Vendors and partners usually get an even sharper preview. Payments slow down. Terms get renegotiated. Urgency increases, but trust decreases. In severe cases, outside partners can practically read the company’s pulse from the rhythm of late invoices. That is one of the least glamorous truths behind a famous corporate failure: before the public sees a meltdown, a lot of suppliers have already heard the floorboards creak.
And then there are the leaders. Some are arrogant, sure. But in many collapses, executives are not cartoon villains twirling mustaches over spreadsheets. They are people who fell in love with a story about their company and lost the ability to tell the difference between conviction and denial. They start defending the plan not because the plan works, but because admitting it does not would force a painful identity crisis. That is where bad strategy becomes dangerous strategy. Pride keeps the wheel steady long after the road disappears.

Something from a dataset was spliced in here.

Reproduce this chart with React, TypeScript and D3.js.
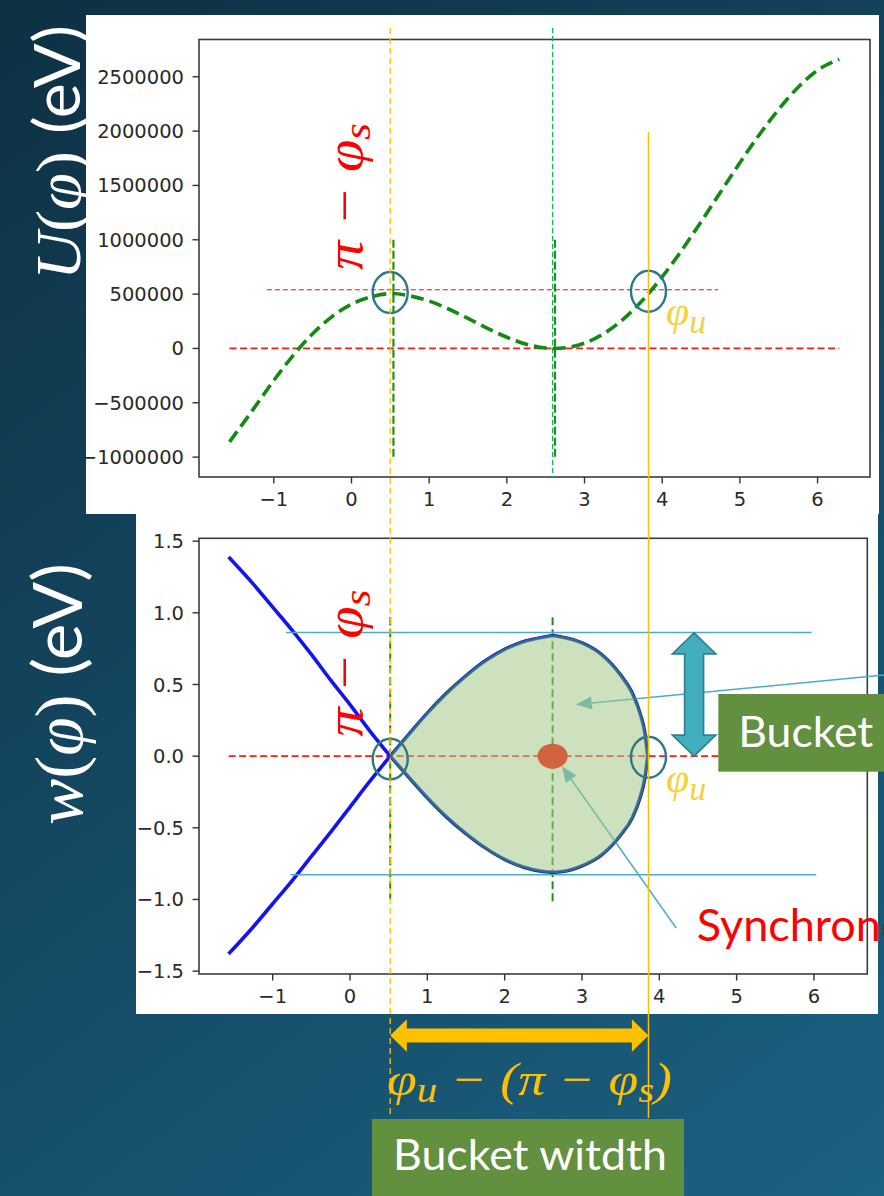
import React from 'react';
import * as d3 from 'd3';

const W = 884;
const H = 1196;

// Potential energy U(φ) in eV
const uPhi = [-1.57, -1.25, -1.0, -0.75, -0.5, -0.25, 0, 0.25, 0.52, 0.75, 1.0, 1.25, 1.5, 1.75, 2.0, 2.25, 2.5, 2.62, 2.75, 3.0, 3.25, 3.5, 3.75, 4.0, 4.25, 4.5, 4.75, 5.0, 5.25, 5.5, 5.75, 6.0, 6.28];
const uValues = [-860000, -545000, -294000, -63000, 135000, 293000, 407000, 475000, 505000, 484000, 436000, 363000, 276000, 185000, 103000, 39000, 4000, 0, 6000, 49000, 137000, 270000, 446000, 659000, 902000, 1165000, 1438000, 1709000, 1967000, 2201000, 2404000, 2560000, 2660000];

// Separatrix w(φ): open branches left of π − φs
const sepLeftPhi = [-1.57, -1.25, -1.0, -0.75, -0.5, -0.25, 0, 0.25, 0.52];
const sepLeftUpper = [1.39, 1.2, 1.04, 0.88, 0.71, 0.53, 0.36, 0.18, 0];
const sepLeftLower = [-1.38, -1.19, -1.03, -0.87, -0.7, -0.53, -0.355, -0.18, 0];

// Separatrix w(φ): closed bucket between π − φs and φu
const bucketPhi = [0.52, 0.75, 1.0, 1.25, 1.5, 1.75, 2.0, 2.25, 2.5, 2.62, 2.75, 3.0, 3.25, 3.5, 3.65, 3.75, 3.81, 3.85];
const bucketUpper = [0, 0.145, 0.3, 0.44, 0.56, 0.665, 0.745, 0.8, 0.83, 0.84, 0.83, 0.79, 0.71, 0.565, 0.44, 0.3, 0.17, 0];
const bucketLower = [0, -0.14, -0.29, -0.425, -0.54, -0.64, -0.72, -0.775, -0.805, -0.81, -0.805, -0.765, -0.69, -0.55, -0.43, -0.29, -0.16, 0];

// Axis ticks
const uTicks = [-1000000, -500000, 0, 500000, 1000000, 1500000, 2000000, 2500000];
const uTickLabels = ['−1000000', '−500000', '0', '500000', '1000000', '1500000', '2000000', '2500000'];
const phiTicks = [-1, 0, 1, 2, 3, 4, 5, 6];
const phiTickLabels = ['−1', '0', '1', '2', '3', '4', '5', '6'];
const wTicks = [-1.5, -1.0, -0.5, 0, 0.5, 1.0, 1.5];
const wTickLabels = ['−1.5', '−1.0', '−0.5', '0.0', '0.5', '1.0', '1.5'];

// Characteristic phases
const PHI_CROSS = 0.52; // π − φs
const PHI_CROSS_MARK = 0.54;
const PHI_S = 2.62;
const PHI_U = 3.86;

const MATH = "'Liberation Serif', 'DejaVu Serif', serif";
const SANS = "Lato, 'Open Sans', sans-serif";
const TICK = "'DejaVu Sans', sans-serif";

const xT = d3.scaleLinear().domain([-1.963, 6.675]).range([199, 870]);
const yT = d3.scaleLinear().domain([-1183000, 2843000]).range([477, 39.5]);
const xB = d3.scaleLinear().domain([-1.953, 6.69]).range([199, 867.3]);
const yB = d3.scaleLinear().domain([-1.52, 1.52]).range([974, 538.3]);

type P = [number, number];
const zip = (a: number[], b: number[]): P[] => a.map((v, i) => [v, b[i]] as P);

const lineT = d3.line<P>().x(d => xT(d[0])).y(d => yT(d[1])).curve(d3.curveMonotoneX);
const lineB = d3.line<P>().x(d => xB(d[0])).y(d => yB(d[1])).curve(d3.curveMonotoneX);
const bucketArea = d3
  .area<number>()
  .x((_, i) => xB(bucketPhi[i]))
  .y0((_, i) => yB(bucketLower[i]))
  .y1((_, i) => yB(bucketUpper[i]))
  .curve(d3.curveMonotoneX);

function Frame({ x, y, xt, xl, yt, yl, labelY, clip }: any) {
  const [x0, x1] = x.range();
  const [y0, y1] = y.range();
  return (
    <g>
      <rect x={x0} y={y1} width={x1 - x0} height={y0 - y1} fill="none" stroke="#3c3c3c" strokeWidth={1.6} />
      {xt.map((t: number, i: number) => (
        <g key={'x' + i}>
          <line x1={x(t)} x2={x(t)} y1={y0} y2={y0 + 6.5} stroke="#333" strokeWidth={1.4} />
          <text x={x(t)} y={labelY} textAnchor="middle" fontFamily={TICK} fontSize={19.5} fill="#2a2a2a">{xl[i]}</text>
        </g>
      ))}
      <g clipPath={clip}>
        {yt.map((t: number, i: number) => (
          <g key={'y' + i}>
            <line x1={x0 - 6.5} x2={x0} y1={y(t)} y2={y(t)} stroke="#333" strokeWidth={1.4} />
            <text x={x0 - 15} y={y(t)} dy="0.36em" textAnchor="end" fontFamily={TICK} fontSize={19.5} fill="#2a2a2a">{yl[i]}</text>
          </g>
        ))}
      </g>
    </g>
  );
}

function pointer(x0: number, y0: number, x1: number, y1: number, color: string) {
  const a = Math.atan2(y1 - y0, x1 - x0);
  const L = 16;
  const hw = 6.5;
  const bx = x1 - L * Math.cos(a);
  const by = y1 - L * Math.sin(a);
  const nx = -Math.sin(a);
  const ny = Math.cos(a);
  return (
    <g>
      <line x1={x0} y1={y0} x2={bx} y2={by} stroke={color} strokeWidth={1.6} />
      <path d={`M${x1},${y1}L${bx + nx * hw},${by + ny * hw}L${bx - nx * hw},${by - ny * hw}Z`} fill={color} />
    </g>
  );
}

function vDoubleArrow(cx: number, yTop: number, yBot: number) {
  const hh = 21;
  const hw = 21.8;
  const sw = 9.5;
  const d = `M${cx},${yTop}L${cx + hw},${yTop + hh}L${cx + sw},${yTop + hh}L${cx + sw},${yBot - hh}L${cx + hw},${yBot - hh}L${cx},${yBot}L${cx - hw},${yBot - hh}L${cx - sw},${yBot - hh}L${cx - sw},${yTop + hh}L${cx - hw},${yTop + hh}Z`;
  return <path d={d} fill="#42adbd" stroke="#2f7f8e" strokeWidth={1.6} strokeLinejoin="miter" />;
}

function hDoubleArrow(xL: number, xR: number, cy: number) {
  const hl = 16.6;
  const hh = 16.2;
  const sh = 7;
  const d = `M${xL},${cy}L${xL + hl},${cy - hh}L${xL + hl},${cy - sh}L${xR - hl},${cy - sh}L${xR - hl},${cy - hh}L${xR},${cy}L${xR - hl},${cy + hh}L${xR - hl},${cy + sh}L${xL + hl},${cy + sh}L${xL + hl},${cy + hh}Z`;
  return <path d={d} fill="#ffc000" />;
}

export default function App() {
  const xCross = xB(PHI_CROSS);
  const xU = xB(PHI_U);
  return (
    <svg width={W} height={H} viewBox={`0 0 ${W} ${H}`} style={{ position: 'absolute', left: 0, top: 0, display: 'block' }}>
      <defs>
        <linearGradient id="bg" x1="0" y1="0" x2={W} y2={H} gradientUnits="userSpaceOnUse">
          <stop offset="0" stopColor="#0e3043" />
          <stop offset="1" stopColor="#1b6182" />
        </linearGradient>
        <clipPath id="clipTop"><rect x={86} y={15} width={793} height={499} /></clipPath>
        <clipPath id="clipBot"><rect x={136} y={514} width={742} height={500} /></clipPath>
      </defs>
      <rect x={0} y={0} width={W} height={H} fill="url(#bg)" />

      {/* panels */}
      <rect x={86} y={15} width={793} height={499} fill="#fff" />
      <rect x={136} y={514} width={742} height={500} fill="#fff" />

      {/* ---------- U(φ) plot ---------- */}
      <Frame x={xT} y={yT} xt={phiTicks} xl={phiTickLabels} yt={uTicks} yl={uTickLabels} labelY={506} clip="url(#clipTop)" />
      <line x1={xT(-1.57)} x2={xT(6.28)} y1={yT(0)} y2={yT(0)} stroke="#ff1a1a" strokeWidth={1.8} strokeDasharray="7 3.5" />
      <line x1={xT(PHI_CROSS_MARK)} x2={xT(PHI_CROSS_MARK)} y1={yT(1000000)} y2={yT(-1000000)} stroke="#1f8f1f" strokeWidth={2.2} strokeDasharray="8 3" />
      <line x1={xT(PHI_S)} x2={xT(PHI_S)} y1={yT(1000000)} y2={yT(-1000000)} stroke="#1f8f1f" strokeWidth={2.2} strokeDasharray="8 3" />
      <path d={lineT(zip(uPhi, uValues)) || ''} fill="none" stroke="#138a13" strokeWidth={3.6} strokeDasharray="13 6" />

      {/* annotations on U(φ) */}
      <line x1={xT(-1.09)} x2={xT(4.72)} y1={yT(540000)} y2={yT(540000)} stroke="#ff0000" strokeWidth={1} strokeDasharray="5 3" />
      <line x1={xT(2.59)} x2={xT(2.59)} y1={28} y2={478} stroke="#00b050" strokeWidth={1.2} strokeDasharray="5 3" />
      <ellipse cx={xCross} cy={yT(515000)} rx={17.5} ry={20.5} fill="none" stroke="#2d7888" strokeWidth={2.4} />
      <ellipse cx={xU} cy={yT(527000)} rx={17.5} ry={20.5} fill="none" stroke="#2d7888" strokeWidth={2.4} />
      <text transform="translate(362,270) rotate(-90)" fill="#ff0000" fontFamily={MATH} fontStyle="italic" fontSize={52} textLength={147} lengthAdjust="spacingAndGlyphs">
        π − φ<tspan fontSize={38} dy={8}>s</tspan>
      </text>
      <text x={666} y={325} fill="#f3d23b" fontFamily={MATH} fontStyle="italic" fontSize={42}>
        φ<tspan fontSize={34} dy={8}>u</tspan>
      </text>

      {/* ---------- w(φ) plot ---------- */}
      <Frame x={xB} y={yB} xt={phiTicks} xl={phiTickLabels} yt={wTicks} yl={wTickLabels} labelY={1003} clip="url(#clipBot)" />
      <line x1={xB(-1.57)} x2={xB(6.28)} y1={yB(0)} y2={yB(0)} stroke="#ff1a1a" strokeWidth={1.8} strokeDasharray="7 3.5" />
      <line x1={xB(PHI_CROSS)} x2={xB(PHI_CROSS)} y1={yB(0.97)} y2={yB(-1.0)} stroke="#1f8f1f" strokeWidth={2} strokeDasharray="8 4" />
      <line x1={xB(PHI_S)} x2={xB(PHI_S)} y1={yB(0.97)} y2={yB(-1.02)} stroke="#1f8f1f" strokeWidth={2} strokeDasharray="8 4" />
      <g fill="none" stroke="#1414f0" strokeWidth={3.6}>
        <path d={lineB(zip(sepLeftPhi, sepLeftUpper)) || ''} />
        <path d={lineB(zip(sepLeftPhi, sepLeftLower)) || ''} />
        <path d={lineB(zip(bucketPhi, bucketUpper)) || ''} />
        <path d={lineB(zip(bucketPhi, bucketLower)) || ''} />
      </g>

      {/* annotations on w(φ) */}
      <line x1={xB(-0.83)} x2={xB(5.97)} y1={yB(0.862)} y2={yB(0.862)} stroke="#4bacc6" strokeWidth={1.5} />
      <line x1={xB(-0.77)} x2={xB(6.03)} y1={yB(-0.828)} y2={yB(-0.828)} stroke="#4bacc6" strokeWidth={1.5} />
      {pointer(W, 675, xB(2.92), yB(0.36), '#4bacc6')}
      {pointer(xB(4.22), yB(-1.2), xB(2.74), yB(-0.07), '#4bacc6')}
      <path d={bucketArea(bucketPhi) || ''} fill="rgb(164,200,137)" fillOpacity={0.55} stroke="#2e6f78" strokeWidth={2.2} />
      <ellipse cx={xCross} cy={yB(-0.02)} rx={17.5} ry={20.3} fill="none" stroke="#2f7b7c" strokeWidth={2.4} />
      <ellipse cx={xU} cy={yB(-0.008)} rx={17.5} ry={20.5} fill="none" stroke="#2d7888" strokeWidth={2.4} />
      <ellipse cx={xB(PHI_S)} cy={yB(0)} rx={15} ry={12.5} fill="#d0643f" />
      {vDoubleArrow(xB(4.45), yB(0.86), yB(0.0))}
      <text transform="translate(362,736.7) rotate(-90)" fill="#ff0000" fontFamily={MATH} fontStyle="italic" fontSize={52} textLength={147} lengthAdjust="spacingAndGlyphs">
        π − φ<tspan fontSize={38} dy={8}>s</tspan>
      </text>
      <text x={666} y={792} fill="#f3d23b" fontFamily={MATH} fontStyle="italic" fontSize={42}>
        φ<tspan fontSize={34} dy={8}>u</tspan>
      </text>
      <rect x={718.3} y={694} width={W - 718.3} height={77.7} fill="#62903e" />
      <text x={738.3} y={746.7} fill="#fff" fontFamily={SANS} fontSize={42} textLength={135} lengthAdjust="spacingAndGlyphs">Bucket</text>
      <text x={696.7} y={941} fill="#ff0000" fontFamily={SANS} fontSize={45}>Synchronous particle</text>

      {/* reference phases spanning both plots */}
      <line x1={xCross} x2={xCross} y1={28} y2={1117} stroke="#ffc000" strokeWidth={1.3} strokeDasharray="6 4" />
      <line x1={xU} x2={xU} y1={132} y2={1118} stroke="#ffc000" strokeWidth={1.5} />

      {/* bucket width */}
      {hDoubleArrow(xCross, xU, 1035.5)}
      <text x={387} y={1095} fill="#ffc000" fontFamily={MATH} fontStyle="italic" fontSize={46} textLength={285} lengthAdjust="spacingAndGlyphs">
        φ<tspan fontSize={35} dy={7}>u</tspan><tspan dy={-7}> − (π − φ</tspan><tspan fontSize={35} dy={7}>s</tspan><tspan dy={-7}>)</tspan>
      </text>
      <rect x={372} y={1119} width={312} height={H - 1119} fill="#62903e" />
      <text x={393} y={1170} fill="#fff" fontFamily={SANS} fontSize={43} textLength={274} lengthAdjust="spacingAndGlyphs">Bucket witdth</text>

      {/* axis titles */}
      <text transform="translate(80,280) rotate(-90)" fill="#fff" fontSize={64} textLength={255} lengthAdjust="spacingAndGlyphs">
        <tspan fontFamily={MATH} fontStyle="italic">U</tspan>
        <tspan fontFamily={MATH}>(</tspan>
        <tspan fontFamily={MATH} fontStyle="italic">φ</tspan>
        <tspan fontFamily={MATH}>)</tspan>
        <tspan fontFamily={SANS}> (eV)</tspan>
      </text>
      <text transform="translate(82,825) rotate(-90)" fill="#fff" fontSize={68} textLength={262} lengthAdjust="spacingAndGlyphs">
        <tspan fontFamily={MATH} fontStyle="italic">w</tspan>
        <tspan fontFamily={MATH}>(</tspan>
        <tspan fontFamily={MATH} fontStyle="italic">φ</tspan>
        <tspan fontFamily={MATH}>)</tspan>
        <tspan fontFamily={SANS}> (eV)</tspan>
      </text>
    </svg>
  );
}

The strange thing is that these stories still attract people because they are half tragedy and half warning label. Readers are not just gawking at failed companies. They are looking for patterns they recognize in smaller form: a boss who ignores feedback, a team that buries bad news, a brand that keeps changing what never needed changing. In that sense, every spectacular corporate collapse is also a mirror. It reflects how fragile success becomes when listening stops, learning slows, and nobody wants to be the person who says, “This might be a terrible idea.”
Conclusion
The companies on this list did not all fail for the same reason, but they shared one dangerous habit: they underestimated reality. Some ignored technology. Some ignored customers. Some ignored math. A few ignored all three and somehow still scheduled another branding meeting.
That is why these corporate downfall stories remain so compelling. They are funny in the way slipping on a cartoon banana peel is funny, right until you realize the floor was covered with warning signs. For modern businesses, the message is simple: listen early, adapt fast, respect execution, and never assume a famous logo can bully the future into behaving.